Lo studio, scaricabile da qui nella sua interezza dopo essersi registrati, ha messo in luce un aumento del 29% nel 2015 sul 2013 quando si parla di costo medio delle falle di sicurezza, che lo scorso anno ha raggiunto una media di 4 milioni di dollari. Nel 2015 il numero di violazioni di sicurezza è aumentato addirittura del 64% rispetto al 2014, con un costo medio per un singolo report rubato di 158 dollari. Una media che però deve fare i conti con comparti dove il furto di informazioni sensibili ha ben altra gravità rispetto ad altri settori. In ambito sanitario ad esempio questo costo medio raddoppia e raggiunge i 355 dollari.

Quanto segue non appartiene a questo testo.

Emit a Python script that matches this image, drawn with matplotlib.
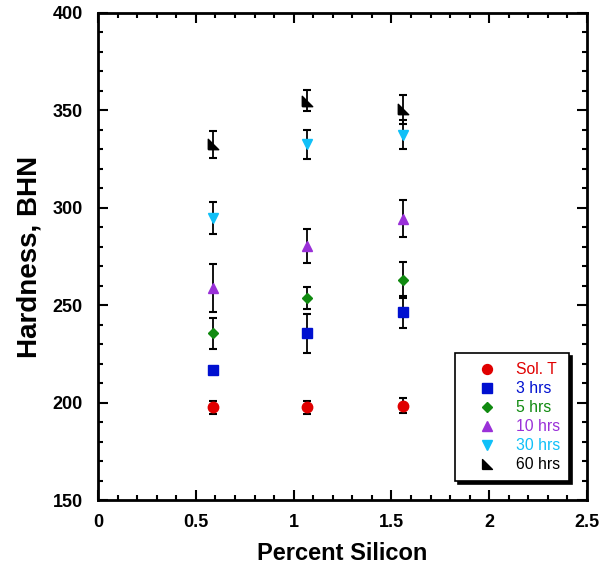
import matplotlib
matplotlib.use("Agg")
import matplotlib.pyplot as plt
from matplotlib.ticker import MultipleLocator

plt.rcParams['font.family'] = ['Liberation Sans', 'DejaVu Sans']

silicon = [0.59, 1.07, 1.56]

series_names = ["Sol. T", "3 hrs", "5 hrs", "10 hrs", "30 hrs", "60 hrs"]
hardness = {
    "Sol. T": [197.5, 197.5, 198.5],
    "3 hrs": [216.5, 235.5, 246.5],
    "5 hrs": [235.5, 253.5, 263.0],
    "10 hrs": [259.0, 280.5, 294.5],
    "30 hrs": [295.0, 332.5, 337.5],
    "60 hrs": [332.5, 355.0, 350.5],
}
errors = {
    "Sol. T": [3.5, 3.2, 3.7],
    "3 hrs": [0.0, 10.0, 8.0],
    "5 hrs": [7.8, 5.6, 9.2],
    "10 hrs": [12.4, 8.8, 9.6],
    "30 hrs": [8.2, 7.5, 7.5],
    "60 hrs": [7.1, 5.4, 7.3],
}

colors = {
    "Sol. T": "#e00000",
    "3 hrs": "#0010d0",
    "5 hrs": "#108a10",
    "10 hrs": "#9a30d8",
    "30 hrs": "#10c0f8",
    "60 hrs": "#000000",
}
corner_tri = [(-1, -1), (1, -1), (-1, 1), (-1, -1)]
markers = {
    "Sol. T": ("o", 7.5),
    "3 hrs": ("s", 7.5),
    "5 hrs": ("D", 5.4),
    "10 hrs": ("^", 7.5),
    "30 hrs": ("v", 7.5),
    "60 hrs": (corner_tri, 7.5),
}

fig = plt.figure(figsize=(6.02, 5.65), dpi=100)
ax = fig.add_axes([0.163, 0.115, 0.812, 0.862])

handles = []
for name in series_names:
    ax.errorbar(silicon, hardness[name], yerr=errors[name], fmt="none",
                ecolor="black", elinewidth=1.3, capsize=2.7, capthick=1.5, zorder=2)
    m, s = markers[name]
    h, = ax.plot(silicon, hardness[name], linestyle="none", marker=m,
                 markersize=s, color=colors[name], markeredgecolor=colors[name],
                 zorder=3, label=name)
    handles.append(h)

ax.set_xlim(0, 2.5)
ax.set_ylim(150, 400)
ax.xaxis.set_major_locator(MultipleLocator(0.5))
ax.xaxis.set_minor_locator(MultipleLocator(0.1))
ax.yaxis.set_major_locator(MultipleLocator(50))
ax.yaxis.set_minor_locator(MultipleLocator(10))
ax.set_xticks([0, 0.5, 1, 1.5, 2, 2.5])
ax.set_xticklabels(["0", "0.5", "1", "1.5", "2", "2.5"])

ax.tick_params(which="both", direction="in", top=True, right=True, width=1.5)
ax.tick_params(which="major", length=7, labelsize=13)
ax.tick_params(axis="y", which="major", pad=11)
ax.tick_params(axis="x", which="major", pad=10)
ax.tick_params(which="minor", length=3.5)
for lab in ax.get_xticklabels() + ax.get_yticklabels():
    lab.set_fontweight("bold")
for sp in ax.spines.values():
    sp.set_linewidth(2)

ax.set_xlabel("Percent Silicon", fontsize=17, fontweight="bold", labelpad=8)
ax.set_ylabel("Hardness, BHN", fontsize=20, fontweight="bold", labelpad=7)

leg = ax.legend(handles=handles, loc="lower right", bbox_to_anchor=(0.963, 0.039),
                borderaxespad=0, fontsize=11.3, frameon=True, fancybox=False,
                edgecolor="black", shadow={"color": "black", "alpha": 1},
                borderpad=0.55, labelspacing=0.26, handlelength=3.0,
                handletextpad=0.35, markerscale=0.95)
leg.get_frame().set_linewidth(1.2)
for txt, name in zip(leg.get_texts(), series_names):
    txt.set_color(colors[name])

fig.savefig("out.png", dpi=100)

più i tempi si allungano, più i costi legati ai danni subiti e alla ripresa delle attività aumentano

IBM e Ponemon hanno individuato la causa principale di questo aumento di costi nella scarsa capacità che hanno le aziende nel reagire a un attacco e alla sottrazione di dati. Molto spesso infatti manca del tutto un piano di emergenza e, senza una disposizione ben precisa da seguire, diventa molto difficile far fronte a una violazione di sicurezza in tempi brevi; inoltre, più questi si allungano, più i costi legati ai danni subiti e alla ripresa delle attività aumentano.

La studio stima infatti che identificare un attacco entro i primi 100 giorni da quando è avvenuto porti in media a un costo per l’azienda di 3,23 milioni di dollari (senza però contare la spesa per contenere la breccia), mentre se si supera questa soglia il costo può aumentare fino a oltre 4,3 milioni di dollari. Mediamente le aziende coinvolte nel report hanno impiegato più di 200 giorni per identificare la violazione subita, più altre 70 giorni per eliminarla completamente. Se invece l’azienda ha al suo interno un piano ben definito di Business Continuity Management, il risparmio in termini di tempo può essere notevole; in casi come questi infatti l’identificazione dell’attacco avviene in media dopo 52 giorni, con altri 36 giorni necessari a contenerlo.